A modern urban legend even prompted a government response.
Recent emails warn cell phone users to contact the do-not-call registry to block telemarketing calls that supposedly will start within days of the email's receipt. The note also warns that the cell phone owner will have to pay for them.
There's an element of truth in the e-mail, but it was misleading enough to prompt a response by the Federal Trade Commission and Federal Communication Commission.
Automatic dialer telemarketing to cell phones already is illegal "in most cases and will continue to be so,'' so "registering'' your cell phone number is redundant, the government said.
"It started a couple of years ago when some wireless companies started getting data for a national database, but it was nothing that telemarketers could use,'' FCC spokeswoman Rosemary Kimball said. "Because the rumor was that there would be a list, and they would call everybody's cell phone, we put out that press release.''
Northwest Alabama historian Bill McDonald said there are a slew of local urban legends.

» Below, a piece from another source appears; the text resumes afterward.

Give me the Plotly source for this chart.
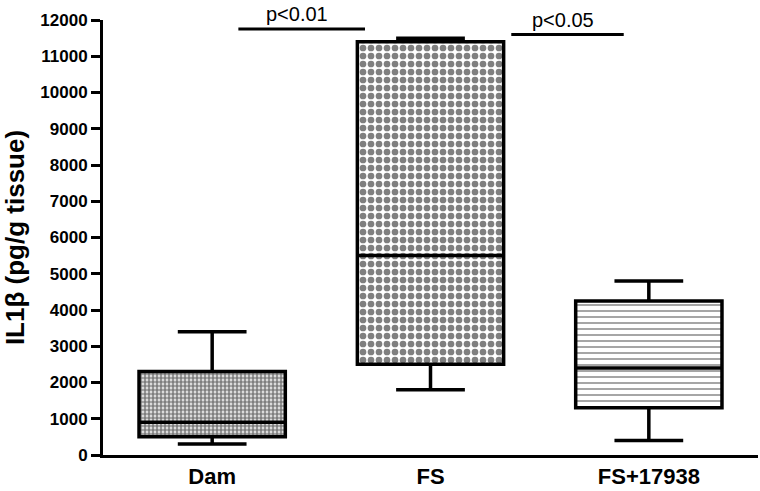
import plotly.graph_objects as go

# values (pg/g tissue)
groups = ["Dam", "FS", "FS+17938"]
q1 = [500, 2500, 1300]
median = [900, 5500, 2400]
q3 = [2300, 11400, 4250]
low = [300, 1800, 400]
high = [3400, 11500, 4800]

yticks = list(range(0, 12001, 1000))

# significance bars
sig_x0 = [0.12, 1.37]
sig_x1 = [0.70, 1.885]
sig_y = [11750, 11600]
sig_text = ["p<0.01", "p<0.05"]

FONT = "Arial, Liberation Sans, sans-serif"
BOXW = 0.67

fig = go.Figure()

# patterned fill of the boxes (between q1 and q3)
fig.add_trace(go.Bar(
    x=groups,
    y=[b - a for a, b in zip(q1, q3)],
    base=q1,
    width=BOXW,
    marker=dict(
        color="white",
        line=dict(width=0),
        pattern=dict(
            shape=[".", ".", "-"],
            size=[4, 8, 6],
            solidity=[0.7, 0.55, 0.25],
            fgcolor=["black", "black", "#111"],
            bgcolor="white",
        ),
    ),
    hoverinfo="skip",
    showlegend=False,
))

# box outlines, medians and whiskers
fig.add_trace(go.Box(
    x=groups,
    q1=q1,
    median=median,
    q3=q3,
    lowerfence=low,
    upperfence=high,
    width=BOXW,
    whiskerwidth=0.47,
    fillcolor="rgba(0,0,0,0)",
    line=dict(color="black", width=3.5),
    boxpoints=False,
    showlegend=False,
))

for x0, x1, y, t in zip(sig_x0, sig_x1, sig_y, sig_text):
    fig.add_shape(type="line", xref="x", yref="y", x0=x0, x1=x1, y0=y, y1=y,
                  line=dict(color="black", width=3))
    fig.add_annotation(x=(x0 + x1) / 2 - 0.02, y=y, text=t, showarrow=False,
                       xref="x", yref="y", yanchor="bottom", yshift=2,
                       font=dict(family=FONT, size=20, color="black"))

fig.update_layout(
    width=760,
    height=491,
    margin=dict(l=103, r=2, t=20, b=30),
    paper_bgcolor="white",
    plot_bgcolor="white",
    barmode="overlay",
    showlegend=False,
    font=dict(family=FONT, color="black"),
)

fig.update_xaxes(
    type="category",
    range=[-0.5, 2.5],
    showline=True,
    linecolor="black",
    linewidth=3,
    ticks="",
    showgrid=False,
    zeroline=False,
    tickfont=dict(family=FONT, size=22, weight="bold", color="black"),
)

fig.update_yaxes(
    range=[0, 12000],
    tickvals=yticks,
    ticktext=[str(v) for v in yticks],
    showline=True,
    linecolor="black",
    linewidth=3,
    ticks="outside",
    ticklen=9,
    tickwidth=3,
    tickcolor="black",
    showgrid=False,
    zeroline=False,
    tickfont=dict(family=FONT, size=17, weight="bold", color="black"),
    title=dict(text="IL1β (pg/g tissue)", standoff=10,
               font=dict(family=FONT, size=26, weight="bold", color="black")),
)

# drop the page's default body margin so the figure fills the window
fig.write_html("out.html",
               config={"displayModeBar": False},
               post_script="document.body.style.margin='0';"
                           "document.body.style.overflow='hidden';")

There's the one about Civil War-era outlaw Tom Clark who was hanged for his misdeeds and then buried under Tennessee Street instead of an adjacent cemetery.
"While they were burying him, someone in the crowd supposedly made the statement that Clark said 'no one will ever run over me,' '' McDonald said. "A group of people claiming to be family members contested that and said he's not buried under Tennessee Street.''
There's the legend of a member of the outlaw Jesse and Frank James' gang robbing a bank, changing his name and becoming a wealthy northwest Alabama-citizen.
And the local legend about Abraham Lincoln's descendants in the Shoals. Plausible?
In 1828, when he was 19, Lincoln did guide a flatboat down the Ohio and Mississippi rivers to New Orleans, where he formed his objection to slavery, biographer Carl Sandburg wrote.
Although Sandburg didn't specify how Lincoln returned to the Midwest, the accepted route from New Orleans to the Ohio River was the Natchez Trace, which crosses extreme northwest-Alabama.
Then there's the legend that the money and plans for the old post office in Florence built 100 years ago were meant for the town of the same name in South Carolina, McDonald said. "I wrote to the post office and they said it was intended for (Alabama),'' he said.
Another urban legend is a guy goes to a convention, meets the wrong kind of women, and wakes up iced down in a bathtub with stitches in his side. A note says to seek treatment because a kidney has been harvested.
Is the Dan Brown novel-turned-movie, "The DaVinci Code,'' about supposed clues to Jesus Christ and Mary Magdalene's children an urban legend?
Hill said "The DaVinci Code'' is really not an urban legend because there is marginal academic theory about the novel's clues that are real objects and events.
"The thing about (the feminine-looking disciple) John being to the right of Jesus in the Last Supper (painting) has been around a long time,'' Hill added. "It's all kind of minority theory, but did it get started as urban legend? "
McDonald said urban legends are really about entertaining.
"The fascination is, I think, people enjoy the intrigue of things that startle your mind to think about them,'' McDonald said. "If the Tom Clark story being dead under Tennessee Street isn't true, it is a good twist to put on a story to make it interesting.